Dangle earrings include delicate figures such as Native Americans, or Kachina with snakes. Look for drop earrings in heavier styles usually in repetitive shapes grouped in three. Think teardrops or ovals with turquoise centers.
You will also find some unique art glass adapted into these Native American-inspired designs. Look for a parade of colors all integrated into the glass.
Cuff bracelets were popular creations in Frank Harvey Era jewelry. The single stone theme utilized one large central stone, with decorative borders. Others are left plain with more geometric shapes containing horizontal lines decorated with large rounds.
Link bracelets are more decorative featuring round floral pieces often with stone centers, linked together. You will also find some art glass link bracelets, with matching earrings.

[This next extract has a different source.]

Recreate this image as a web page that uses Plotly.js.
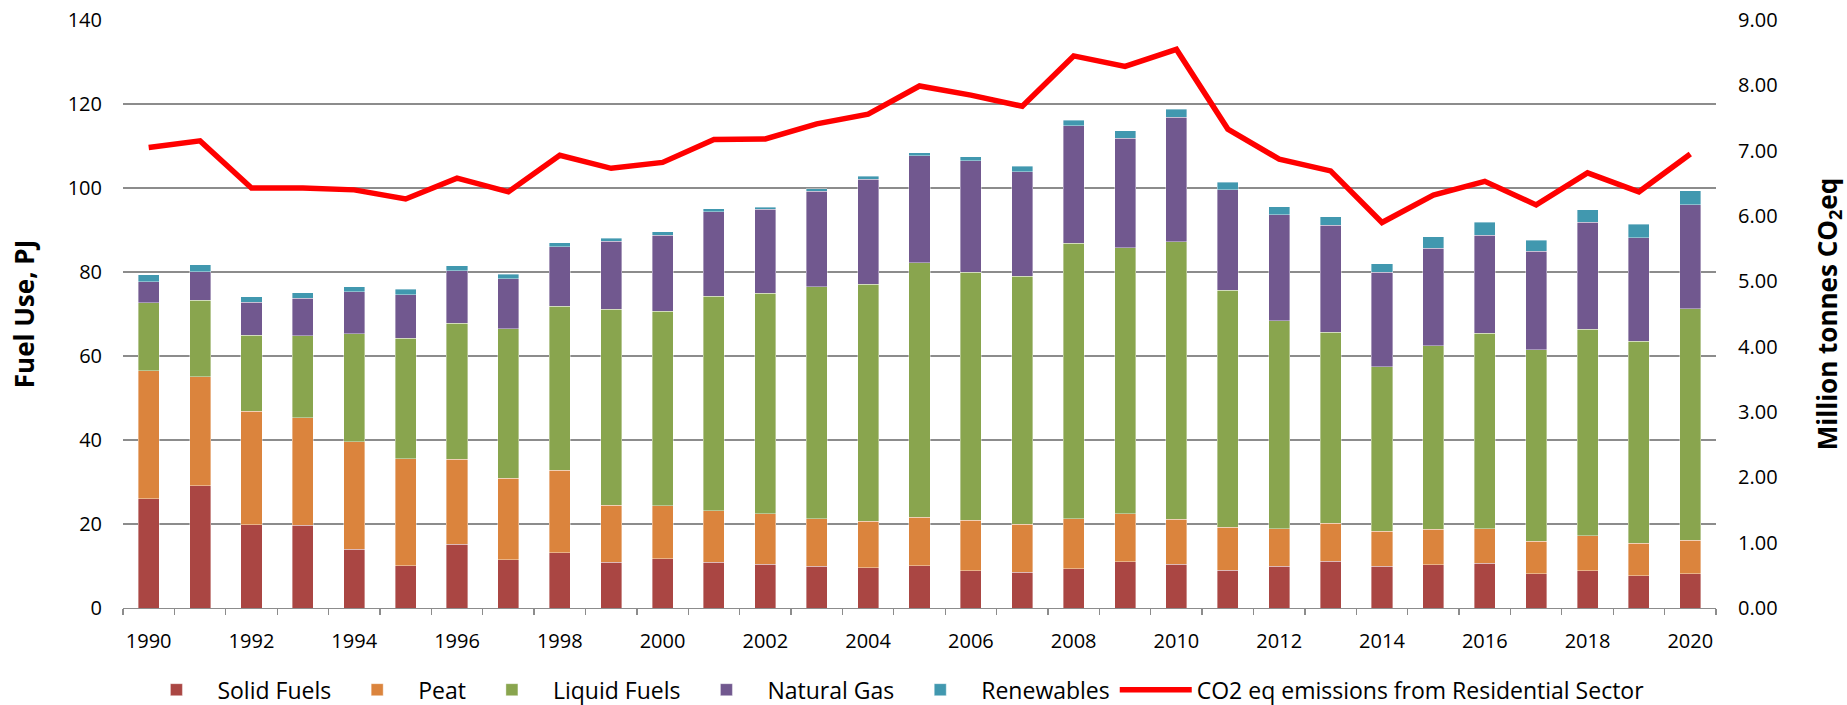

The most coveted bracelet of all Frank Harvey Era jewelry is the charm bracelet. Tiny charms include arrows, crossed arrows, covered wagons, horses, and Kachina.
Flower pendants sport popular turquoise or other semi-precious stones. Other stone pendants are crafted into simple oval designs. Some pendants feature multiple southwestern motifs grouped. Examples include saddles with ropes, or lucky horseshoes, with a horse’s head peeking through, all with a small turquoise stone incorporated.
Choker-style necklaces feature round or oval polished turquoise set on sterling silver or other metals, with decorative borders.
Roadrunners make for fun pins, all on the run, feet racing with tail feathers stretched out. These are generally left unadorned, except for tiny stone eyes. In many cases, you’ll find matching dangle earrings. Other popular pins include dogs or horses.
Frank Harvey Era single stone designs were the most prominent rings sold. All stones are bordered with silver, usually in the form of small beads. There are also simply thick bands stamped with popular southwestern symbols.
Satellite rings in sterling silver have a large central design and smaller replicas of either side. Beautiful online versions of these rings available online include domed balls. These Frank Harvey Era rings form an elongated shape stretching along the ring-encased finger.
How to Identify Frank Harvey Era Jewelry
The easiest way to identify Frank Harvey Era jewelry is by the construction, as well as the materials used, and the techniques. Some are marked with handwriting that says, “by Frank Harvey”, with the words Albuquerque, Santa Fe, and New Mexico. Others will have the names of the producers of Frank Harvey Era jewelry in capital letters.
Producers of Frank Harvey Era Jewelry
- Silver Arrow
- Bell Trading
- HH Temmen Co
Collecting Frank Harvey Era jewelry is a fun way to commemorate the spirit of the Old West.